Thomasville Primary School honors civil servants
On a day remembered for those who made the ultimate sacrifice, Thomasville Primary School honored the ones who continue to serve their community.
TPS on Wednesday morning welcomed first responders for its annual 9/11 remembrance as a way to give thanks to all the men and women who make their community safe every day. Unlike previous years, when the day centered around the national tragedy on Sept. 11, 2001, Wednesday's focus highlighted the efforts of dedicated people closer to home.
"We changed it around this year because we felt the kids at this age don't need to be told about something they don't remember that was a bad thing," said Assistant Principal Aaron Cline. "We changed it to community helpers to try and get something positive out of it."
For the last decade, TPS honored 9/11 by inviting local law enforcement and firemen to the campus in the morning where they would meet and greet children as they were entering the school. Wednesday's remembrance centered around safety education and building bonds within the community.
"These kids weren't even born then and they don't realize the importance of what today is, that people who serve the public gave their lives to do their job," said Sgt. Ronnie Foster with the Davidson County Sheriff's Office. "I enjoy coming out and talking to the kids and just letting them know what we do."
Speaking to children about the importance of safety, Foster emphasized not talking to strangers and listening to one's parents, especially when in crowded stores or in public. Foster fielded questions from inquisitive students wanting to know what it's like to be a police officer and what a taser is.

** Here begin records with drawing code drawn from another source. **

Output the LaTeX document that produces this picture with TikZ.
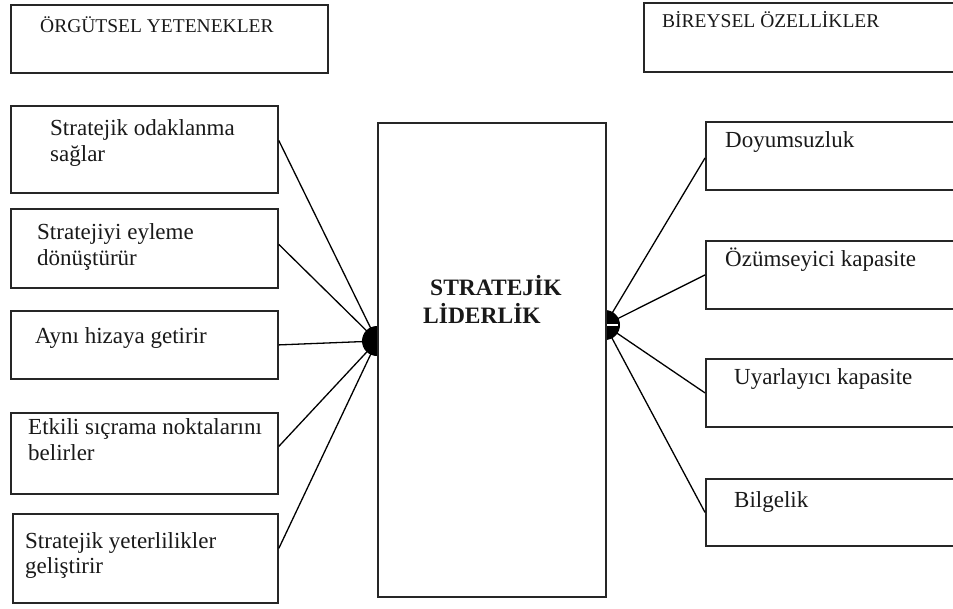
\documentclass[tikz,border=0pt]{standalone}
\usepackage{fontspec}
\setmainfont{Liberation Serif}
\usetikzlibrary{calc}
\begin{document}
\begin{tikzpicture}[x=1pt,y=-1pt,
  box/.style={draw=black!85,line width=1.8pt,inner sep=0pt,anchor=north west},
  txt/.style={anchor=base west,inner sep=0pt,font=\fontsize{23}{27}\selectfont,text=black!90},
  toptxt/.style={anchor=base west,inner sep=0pt,font=\fontsize{19.5}{23}\selectfont,text=black!90},
  conn/.style={draw=black,line width=1.3pt},
  dot/.style={circle,fill=black,inner sep=0pt,minimum size=30pt}]
\useasboundingbox (0,0) rectangle (953,608);
\clip (-5,-5) rectangle (953,613);
% top boxes
\node[box,minimum width=317pt,minimum height=68pt] (tl) at (10,4) {};
\node[box,minimum width=400pt,minimum height=69pt] (tr) at (643,2) {};
\node[toptxt] (tlt) at (40,32) {ÖRGÜTSEL YETENEKLER};
\node[toptxt] (trt) at (662,27) {BİREYSEL ÖZELLİKLER};
% left boxes
\node[box,minimum width=267pt,minimum height=87pt] (l1) at (10,105) {};
\node[box,minimum width=267pt,minimum height=79pt] (l2) at (10,208) {};
\node[box,minimum width=267pt,minimum height=68pt] (l3) at (10,310) {};
\node[box,minimum width=267pt,minimum height=81pt] (l4) at (10,412) {};
\node[box,minimum width=265pt,minimum height=89pt] (l5) at (12,513) {};
% right boxes
\node[box,minimum width=340pt,minimum height=68pt] (r1) at (705,121) {};
\node[box,minimum width=340pt,minimum height=68pt] (r2) at (705,240) {};
\node[box,minimum width=340pt,minimum height=68pt] (r3) at (705,358) {};
\node[box,minimum width=340pt,minimum height=67pt] (r4) at (705,478) {};
% connector hubs
\coordinate (hl) at (377,341);
\coordinate (hr) at (605,325);
\draw[conn] ($(l1.north east)!0.4!(l1.south east)$) -- (hl);
\draw[conn] ($(l2.east)+(0,-4)$) -- (hl);
\draw[conn] (l3.east) -- (hl);
\draw[conn] ($(l4.east)+(0,-7)$) -- (hl);
\draw[conn] ($(l5.east)+(0,-10)$) -- (hl);
\draw[conn] ($(r1.north west)!0.53!(r1.south west)$) -- (hr);
\draw[conn] (r2.west) -- (hr);
\draw[conn] (r3.west) -- (hr);
\draw[conn] (r4.west) -- (hr);
\node[dot] (dl) at (hl) {};
\node[dot] (dr) at (hr) {};
\draw[white,line width=1.5pt] (dr.center) -- ($(dr.east)+(-2,0)$);
% center box
\node[box,fill=white,minimum width=228pt,minimum height=474pt] (c) at (377,122) {};
\node[txt,font=\fontsize{23.5}{27}\selectfont\bfseries] (c1) at (430,295) {STRATEJİK};
\node[txt,font=\fontsize{23.5}{27}\selectfont\bfseries] (c2) at (423,323) {LİDERLİK};
% left texts
\node[txt] (l1a) at (50,135) {Stratejik odaklanma};
\node[txt] (l1b) at (50,161) {sağlar};
\node[txt] (l2a) at (37,239) {Stratejiyi eyleme};
\node[txt] (l2b) at (37,265) {dönüştürür};
\node[txt] (l3a) at (35,343) {Aynı hizaya getirir};
\node[txt] (l4a) at (28,434) {Etkili sıçrama noktalarını};
\node[txt] (l4b) at (28,460) {belirler};
\node[txt] (l5a) at (25,548) {Stratejik yeterlilikler};
\node[txt] (l5b) at (25,573) {geliştirir};
% right texts
\node[txt] (r1a) at (725,147) {Doyumsuzluk};
\node[txt] (r2a) at (725,266) {Özümseyici kapasite};
\node[txt] (r3a) at (734,384) {Uyarlayıcı kapasite};
\node[txt] (r4a) at (734,507) {Bilgelik};
\end{tikzpicture}
\end{document}
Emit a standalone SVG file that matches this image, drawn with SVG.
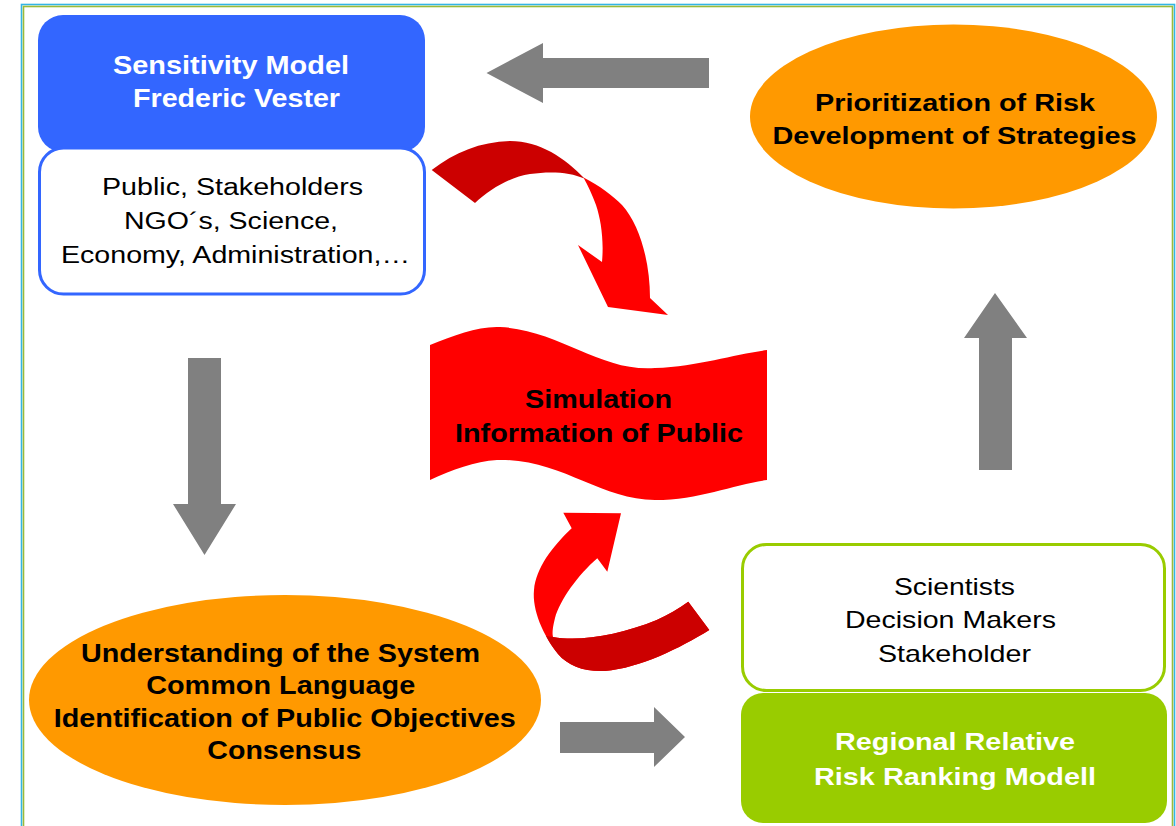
<svg xmlns="http://www.w3.org/2000/svg" width="1176" height="826" viewBox="0 0 1176 826">
<style>
.t{font-family:"Liberation Sans",Arial,sans-serif;text-anchor:middle}
.b{font-weight:bold}
.w{fill:#ffffff}
.k{fill:#000000}
.gray{fill:#808080}
.red{fill:#ff0000}
.dred{fill:#cc0000}
.orange{fill:#ff9900}
</style>
<rect x="0" y="0" width="1176" height="826" fill="#ffffff"/>
<g id="frame" fill="none">
<rect x="21.5" y="4.5" width="1153" height="900" stroke="#33b5e5" stroke-width="1.6"/>
<rect x="23.5" y="6.5" width="1149" height="900" stroke="#9bbb3b" stroke-width="1.6"/>
</g>
<g id="connectors">
<path class="gray" d="M709,58 L543,58 L543,43 L486.5,73 L543,103 L543,88 L709,88 Z"/>
<path class="gray" d="M188,358 L221,358 L221,504 L236,504 L204.5,555 L173,504 L188,504 Z"/>
<path class="gray" d="M560,722 L654,722 L654,707 L685,737 L654,767 L654,753 L560,753 Z"/>
<path class="gray" d="M979,470 L979,338 L964,338 L995,293 L1027,338 L1012,338 L1012,470 Z"/>
<g id="arrow-top-red">
<path class="dred" d="M431.7,170 C455,152 480,142 510,141 C540,141 565,158 584.5,178.5 C570,172 550,171 530,174 C510,177 490,189 475,203 Z"/>
<path class="red" d="M583.5,177.5 C600,186 612,195 622,205 C640,225 650,262 650,298 L668,315 L608,307 L578,245 L602,262 C604,240 601,220 596,205 C592,194 588,186 583.5,177.5 Z"/>
</g>
<g id="arrow-bottom-red">
<path class="red" d="M709.3,630 C680,648 640,668 605,671 C585,672 568,666 558,654 C543,635 532,610 534,590 C536,568 552,547 571.7,528.3 L563.3,512.7 L621,513.3 L607.3,571.7 L597.3,558.3 C578,575 560,600 555,618 C553,626 552,632 553,637 C580,642 620,635 656.7,620 C668,615 678,609 688.3,601.7 Z"/>
<path class="dred" d="M709.3,630 C680,648 640,668 605,671 C585,672 568,666 558,654 C553,648 549,642 546,636 L553,637 C580,642 620,635 656.7,620 C668,615 678,609 688.3,601.7 Z"/>
</g>
</g>
<g id="sensitivity-model">
<rect x="38" y="15" width="387" height="137" rx="25" fill="#3366ff"/>
<text class="t b w" font-size="26" x="231" y="74" textLength="236" lengthAdjust="spacingAndGlyphs">Sensitivity Model</text>
<text class="t b w" font-size="26" x="236.5" y="107" textLength="207" lengthAdjust="spacingAndGlyphs">Frederic Vester</text>
</g>
<g id="participants-top">
<rect x="39.5" y="148" width="385" height="146" rx="24" fill="#ffffff" stroke="#3366ff" stroke-width="3"/>
<text class="t k" font-size="23.5" x="232.5" y="195" textLength="261" lengthAdjust="spacingAndGlyphs">Public, Stakeholders</text>
<text class="t k" font-size="23.5" x="231" y="229" textLength="214" lengthAdjust="spacingAndGlyphs">NGO´s, Science,</text>
<text class="t k" font-size="23.5" x="235.5" y="263" textLength="349" lengthAdjust="spacingAndGlyphs">Economy, Administration,…</text>
</g>
<g id="prioritization">
<ellipse class="orange" cx="953.5" cy="116.5" rx="203.5" ry="92"/>
<text class="t b k" font-size="23.5" x="955" y="111" textLength="280" lengthAdjust="spacingAndGlyphs">Prioritization of Risk</text>
<text class="t b k" font-size="23.5" x="954.5" y="144" textLength="364" lengthAdjust="spacingAndGlyphs">Development of Strategies</text>
</g>
<g id="simulation">
<path class="red" d="M430,345 C455,335 478,326 500,327 C560,330 600,372 655,368 C700,366 735,354 767,350 L767,480 C735,484 700,500 655,500 C600,500 560,458 497,460 C475,461 452,470 430,480 Z"/>
<text class="t b k" font-size="25" x="598.5" y="408" textLength="147" lengthAdjust="spacingAndGlyphs">Simulation</text>
<text class="t b k" font-size="25" x="599" y="442" textLength="288" lengthAdjust="spacingAndGlyphs">Information of Public</text>
</g>
<g id="understanding">
<ellipse class="orange" cx="285" cy="700" rx="256" ry="105"/>
<text class="t b k" font-size="25" x="280.5" y="661.5" textLength="399" lengthAdjust="spacingAndGlyphs">Understanding of the System</text>
<text class="t b k" font-size="25" x="280.7" y="694" textLength="269" lengthAdjust="spacingAndGlyphs">Common Language</text>
<text class="t b k" font-size="25" x="284.8" y="726.5" textLength="462" lengthAdjust="spacingAndGlyphs">Identification of Public Objectives</text>
<text class="t b k" font-size="25" x="284.3" y="759" textLength="154" lengthAdjust="spacingAndGlyphs">Consensus</text>
</g>
<g id="participants-bottom">
<rect x="742.5" y="544.5" width="422" height="146" rx="24" fill="#ffffff" stroke="#99cc00" stroke-width="3"/>
<text class="t k" font-size="24" x="954.5" y="595" textLength="121" lengthAdjust="spacingAndGlyphs">Scientists</text>
<text class="t k" font-size="24" x="950.5" y="628" textLength="211" lengthAdjust="spacingAndGlyphs">Decision Makers</text>
<text class="t k" font-size="24" x="954.5" y="662" textLength="153" lengthAdjust="spacingAndGlyphs">Stakeholder</text>
</g>
<g id="risk-ranking">
<rect x="741" y="693" width="426" height="130" rx="22" fill="#99cc00"/>
<text class="t b w" font-size="24" x="955" y="750" textLength="240" lengthAdjust="spacingAndGlyphs">Regional Relative</text>
<text class="t b w" font-size="24" x="955" y="785" textLength="282" lengthAdjust="spacingAndGlyphs">Risk Ranking Modell</text>
</g>
</svg>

"One of my primary jobs is childhood safety," said Foster, a former school resource officer. "I want to help educate them on life and being safe so they can live to be old like me."
After hearing Foster's presentation, children ventured outside where police cruisers, fire trucks and an ambulance awaited them. Thomasville police officers, firemen and first responders with Davidson County EMS showed off their gear to wide-eyed children who couldn't wait to see the inside of a police car or sit in the back of an ambulance.
"This gives the kids an idea of what law enforcement is all about and what police officers are like," Patrol Officer Jason Rowe said. "It allows them to meet the police officers and form a bond with us. It lets them step away from the typical 'police officers are bad’ and they get to know us for the good and get to know who we are."
Rowe began a career in law enforcement following 9/11 and understands the responsibility associated with wearing the badge.
"I was 15 feet off the ground on a forklift when [9/11] happened," said Rowe. "I went to law enforcement memorial last week on my days off and it definitely was a reminder. It brought back a lot of memories. [Being a police officer] means a lot because it gives me an opportunity to carry on their name and what they wanted to do. I'm thankful to have that opportunity."
Wednesday's visit touched at least one little second grade girl who thinks she may want to be a police officer some day.
"They're cool," 6-year-old Kaetty Pizarro said of policemen. "They protect people."
Cline said the school plans to use Wednesday as a way to springboard further involvement with community servants.